The electrochemical kinetics and mechanism of the electroless deposition of silver were studied in varying concentrations of [Ag(NH3)2]+ and [N2H4]—within moderate to high. The partial cathodic and anodic polarisation curves obtained from the steady state dual cell as well as under the potentiodynamic conditions were superimposed to generate the mixed potentials and the mixed currents. The real rate of silver deposition was determined gravimetrically and then compared with the mixed current obtained under the same bath conditions. The current values of mA/cm2 obtained from the mass deposited in gravimetric study and those of the mixed current were close to each other. At moderate [Ag+] of 0.001 M and [N2H4] of 0.1 M, the position of the mixed potential was in the Tafel region of both cathodic and anodic polarization curves.

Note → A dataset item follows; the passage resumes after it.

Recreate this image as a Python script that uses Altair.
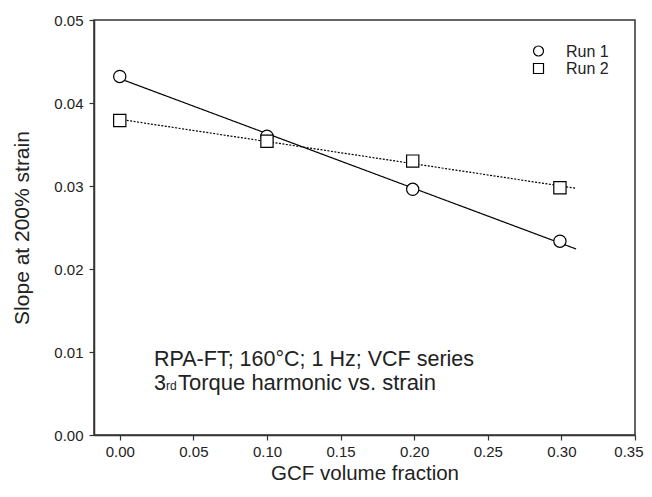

The mechanism of the reaction was therefore indicated to be under a mixed control. At higher [Ag+] of 0.025 M and [N2H4] of 1 M, the mixed potential was located in the cathodic Tafel and anodic limiting current regions. The mechanism was therefore under the anodic diffusion control. The analysis of the partial polarization plots and the values of the mixed potential confirmed that irrespective of [Ag+] the cathodic reaction was under an activation control, and the anodic reaction was shifted from the activation to the diffusion control mechanism by varying moderate to high [N2H4]. The deposits were characterised by the X-ray diffraction and scanning electron microscopy to confirm that there was the formation of agglomerated Ag particles with crystal faces of (111), (200), and (311) planes and a uniform distribution of the nano spherical clusters of silver deposit. The agglomerated particles were of a relatively higher size in the electroless bath containing very high levels of [Ag+] and [N2H4] than when both ions were at a moderate level of concentration.